--- Start SUPPLIED DATA ---
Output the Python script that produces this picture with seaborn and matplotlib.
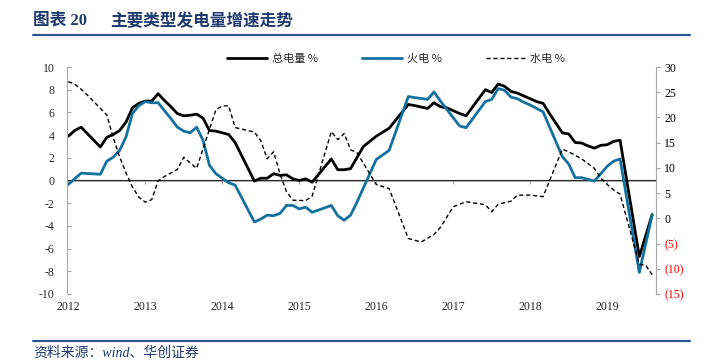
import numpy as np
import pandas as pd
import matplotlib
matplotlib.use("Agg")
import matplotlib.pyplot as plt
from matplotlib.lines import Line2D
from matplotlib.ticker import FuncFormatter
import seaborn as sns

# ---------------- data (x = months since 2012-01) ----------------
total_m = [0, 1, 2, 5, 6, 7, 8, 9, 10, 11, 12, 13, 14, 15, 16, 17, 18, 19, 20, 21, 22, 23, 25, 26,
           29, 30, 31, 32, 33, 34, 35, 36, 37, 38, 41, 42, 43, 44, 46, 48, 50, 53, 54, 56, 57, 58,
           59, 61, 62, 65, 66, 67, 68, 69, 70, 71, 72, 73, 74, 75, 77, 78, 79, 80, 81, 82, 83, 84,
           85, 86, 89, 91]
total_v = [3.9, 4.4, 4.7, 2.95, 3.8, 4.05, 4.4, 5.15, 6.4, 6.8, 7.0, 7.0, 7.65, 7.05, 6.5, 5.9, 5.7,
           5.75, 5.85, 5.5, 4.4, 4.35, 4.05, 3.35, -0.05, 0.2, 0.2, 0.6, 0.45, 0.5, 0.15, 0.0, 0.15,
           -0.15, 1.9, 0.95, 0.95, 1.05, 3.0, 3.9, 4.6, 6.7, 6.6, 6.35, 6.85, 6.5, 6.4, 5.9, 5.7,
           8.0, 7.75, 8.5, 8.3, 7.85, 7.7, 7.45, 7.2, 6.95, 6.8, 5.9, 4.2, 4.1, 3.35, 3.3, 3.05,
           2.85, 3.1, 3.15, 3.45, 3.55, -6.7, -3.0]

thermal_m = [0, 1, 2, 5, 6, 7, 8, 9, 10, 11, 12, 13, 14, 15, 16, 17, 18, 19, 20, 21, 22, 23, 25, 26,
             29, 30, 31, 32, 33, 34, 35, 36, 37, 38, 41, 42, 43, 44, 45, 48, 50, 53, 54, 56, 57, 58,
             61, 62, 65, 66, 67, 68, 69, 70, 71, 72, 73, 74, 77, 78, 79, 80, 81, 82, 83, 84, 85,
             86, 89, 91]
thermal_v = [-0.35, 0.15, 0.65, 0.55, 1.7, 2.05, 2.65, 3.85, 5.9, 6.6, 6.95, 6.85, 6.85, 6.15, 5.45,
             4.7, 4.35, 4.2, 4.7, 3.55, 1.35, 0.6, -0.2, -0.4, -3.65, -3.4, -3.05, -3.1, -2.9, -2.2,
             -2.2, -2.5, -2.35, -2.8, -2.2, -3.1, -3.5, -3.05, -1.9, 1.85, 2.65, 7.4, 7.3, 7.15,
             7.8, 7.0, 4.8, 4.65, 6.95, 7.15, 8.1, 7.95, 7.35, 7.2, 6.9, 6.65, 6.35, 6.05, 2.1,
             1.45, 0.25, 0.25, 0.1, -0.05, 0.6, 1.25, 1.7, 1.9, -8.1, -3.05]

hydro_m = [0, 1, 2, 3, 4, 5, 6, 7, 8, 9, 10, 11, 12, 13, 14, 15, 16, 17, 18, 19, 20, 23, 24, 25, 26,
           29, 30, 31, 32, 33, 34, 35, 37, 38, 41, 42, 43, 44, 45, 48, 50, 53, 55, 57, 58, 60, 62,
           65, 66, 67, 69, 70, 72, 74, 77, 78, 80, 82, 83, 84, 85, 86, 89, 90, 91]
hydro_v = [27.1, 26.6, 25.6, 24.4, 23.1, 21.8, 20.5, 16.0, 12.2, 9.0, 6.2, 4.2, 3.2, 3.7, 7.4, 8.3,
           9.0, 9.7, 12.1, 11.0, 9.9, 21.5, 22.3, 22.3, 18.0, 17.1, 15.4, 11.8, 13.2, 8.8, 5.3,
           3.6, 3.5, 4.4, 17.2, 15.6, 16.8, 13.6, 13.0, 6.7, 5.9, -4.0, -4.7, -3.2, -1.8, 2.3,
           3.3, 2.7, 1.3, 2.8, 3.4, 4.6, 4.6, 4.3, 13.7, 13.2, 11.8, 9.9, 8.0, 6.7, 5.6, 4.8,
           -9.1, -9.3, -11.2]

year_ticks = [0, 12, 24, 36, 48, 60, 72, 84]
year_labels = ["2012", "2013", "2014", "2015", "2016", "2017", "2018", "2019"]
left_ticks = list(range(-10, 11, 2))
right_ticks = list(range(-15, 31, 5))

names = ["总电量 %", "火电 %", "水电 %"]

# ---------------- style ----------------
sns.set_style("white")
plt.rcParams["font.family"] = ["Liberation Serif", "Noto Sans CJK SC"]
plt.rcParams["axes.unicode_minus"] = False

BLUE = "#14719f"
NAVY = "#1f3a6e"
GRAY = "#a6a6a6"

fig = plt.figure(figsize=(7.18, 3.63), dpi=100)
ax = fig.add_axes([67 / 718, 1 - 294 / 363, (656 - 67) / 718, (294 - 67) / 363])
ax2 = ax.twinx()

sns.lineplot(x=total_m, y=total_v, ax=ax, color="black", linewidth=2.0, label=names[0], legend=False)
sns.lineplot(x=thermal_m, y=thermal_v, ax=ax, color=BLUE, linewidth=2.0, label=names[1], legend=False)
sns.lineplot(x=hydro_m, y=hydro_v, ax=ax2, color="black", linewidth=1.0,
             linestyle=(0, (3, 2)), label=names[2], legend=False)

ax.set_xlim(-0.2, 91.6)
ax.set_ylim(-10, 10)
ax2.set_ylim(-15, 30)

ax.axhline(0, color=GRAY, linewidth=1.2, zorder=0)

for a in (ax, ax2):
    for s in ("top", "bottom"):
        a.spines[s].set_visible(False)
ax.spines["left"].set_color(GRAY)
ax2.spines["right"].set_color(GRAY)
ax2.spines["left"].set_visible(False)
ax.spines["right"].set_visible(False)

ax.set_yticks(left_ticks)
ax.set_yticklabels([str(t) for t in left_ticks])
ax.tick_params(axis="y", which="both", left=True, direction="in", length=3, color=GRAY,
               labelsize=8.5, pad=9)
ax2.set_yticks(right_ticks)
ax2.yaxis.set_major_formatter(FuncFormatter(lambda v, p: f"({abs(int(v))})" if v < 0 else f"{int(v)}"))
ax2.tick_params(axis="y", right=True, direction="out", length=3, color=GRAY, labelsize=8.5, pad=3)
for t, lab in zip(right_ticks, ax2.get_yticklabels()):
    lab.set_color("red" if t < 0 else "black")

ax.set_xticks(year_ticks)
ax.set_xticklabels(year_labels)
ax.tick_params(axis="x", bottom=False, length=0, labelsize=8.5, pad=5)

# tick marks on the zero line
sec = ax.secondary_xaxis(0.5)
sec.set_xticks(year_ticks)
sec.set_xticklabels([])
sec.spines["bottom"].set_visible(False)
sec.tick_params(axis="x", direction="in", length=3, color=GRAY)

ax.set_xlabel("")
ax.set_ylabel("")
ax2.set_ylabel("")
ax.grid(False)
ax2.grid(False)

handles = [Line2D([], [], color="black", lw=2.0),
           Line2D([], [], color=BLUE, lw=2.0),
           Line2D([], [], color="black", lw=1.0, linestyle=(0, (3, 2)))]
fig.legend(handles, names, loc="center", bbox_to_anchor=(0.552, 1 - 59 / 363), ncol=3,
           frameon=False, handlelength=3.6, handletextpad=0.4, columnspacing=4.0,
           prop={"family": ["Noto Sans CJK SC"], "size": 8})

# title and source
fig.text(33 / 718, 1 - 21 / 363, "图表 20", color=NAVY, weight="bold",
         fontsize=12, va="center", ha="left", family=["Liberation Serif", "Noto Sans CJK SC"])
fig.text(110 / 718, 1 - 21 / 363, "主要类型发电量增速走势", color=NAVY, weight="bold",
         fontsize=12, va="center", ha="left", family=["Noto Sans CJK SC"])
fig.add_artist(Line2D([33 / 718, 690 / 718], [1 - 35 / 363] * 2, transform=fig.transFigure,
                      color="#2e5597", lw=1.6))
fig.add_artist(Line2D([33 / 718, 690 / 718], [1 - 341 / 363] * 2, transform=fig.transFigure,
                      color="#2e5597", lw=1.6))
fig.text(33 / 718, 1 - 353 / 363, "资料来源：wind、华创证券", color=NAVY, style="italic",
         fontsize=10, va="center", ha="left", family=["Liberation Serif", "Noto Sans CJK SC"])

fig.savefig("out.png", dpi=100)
--- End SUPPLIED DATA ---
- **TASK**
Write out exactly the opening lines of the data, stopping after the line that holds "1.45, 0.25, 0.25, 0.1, -0.05, 0.6, 1.25, 1.7, 1.9, -8.1, -3.05]". Exclude pictures.

- **EXERCISE RESULT**
Output the Python script that produces this picture with seaborn and matplotlib.
import numpy as np
import pandas as pd
import matplotlib
matplotlib.use("Agg")
import matplotlib.pyplot as plt
from matplotlib.lines import Line2D
from matplotlib.ticker import FuncFormatter
import seaborn as sns

# ---------------- data (x = months since 2012-01) ----------------
total_m = [0, 1, 2, 5, 6, 7, 8, 9, 10, 11, 12, 13, 14, 15, 16, 17, 18, 19, 20, 21, 22, 23, 25, 26,
           29, 30, 31, 32, 33, 34, 35, 36, 37, 38, 41, 42, 43, 44, 46, 48, 50, 53, 54, 56, 57, 58,
           59, 61, 62, 65, 66, 67, 68, 69, 70, 71, 72, 73, 74, 75, 77, 78, 79, 80, 81, 82, 83, 84,
           85, 86, 89, 91]
total_v = [3.9, 4.4, 4.7, 2.95, 3.8, 4.05, 4.4, 5.15, 6.4, 6.8, 7.0, 7.0, 7.65, 7.05, 6.5, 5.9, 5.7,
           5.75, 5.85, 5.5, 4.4, 4.35, 4.05, 3.35, -0.05, 0.2, 0.2, 0.6, 0.45, 0.5, 0.15, 0.0, 0.15,
           -0.15, 1.9, 0.95, 0.95, 1.05, 3.0, 3.9, 4.6, 6.7, 6.6, 6.35, 6.85, 6.5, 6.4, 5.9, 5.7,
           8.0, 7.75, 8.5, 8.3, 7.85, 7.7, 7.45, 7.2, 6.95, 6.8, 5.9, 4.2, 4.1, 3.35, 3.3, 3.05,
           2.85, 3.1, 3.15, 3.45, 3.55, -6.7, -3.0]

thermal_m = [0, 1, 2, 5, 6, 7, 8, 9, 10, 11, 12, 13, 14, 15, 16, 17, 18, 19, 20, 21, 22, 23, 25, 26,
             29, 30, 31, 32, 33, 34, 35, 36, 37, 38, 41, 42, 43, 44, 45, 48, 50, 53, 54, 56, 57, 58,
             61, 62, 65, 66, 67, 68, 69, 70, 71, 72, 73, 74, 77, 78, 79, 80, 81, 82, 83, 84, 85,
             86, 89, 91]
thermal_v = [-0.35, 0.15, 0.65, 0.55, 1.7, 2.05, 2.65, 3.85, 5.9, 6.6, 6.95, 6.85, 6.85, 6.15, 5.45,
             4.7, 4.35, 4.2, 4.7, 3.55, 1.35, 0.6, -0.2, -0.4, -3.65, -3.4, -3.05, -3.1, -2.9, -2.2,
             -2.2, -2.5, -2.35, -2.8, -2.2, -3.1, -3.5, -3.05, -1.9, 1.85, 2.65, 7.4, 7.3, 7.15,
             7.8, 7.0, 4.8, 4.65, 6.95, 7.15, 8.1, 7.95, 7.35, 7.2, 6.9, 6.65, 6.35, 6.05, 2.1,
             1.45, 0.25, 0.25, 0.1, -0.05, 0.6, 1.25, 1.7, 1.9, -8.1, -3.05]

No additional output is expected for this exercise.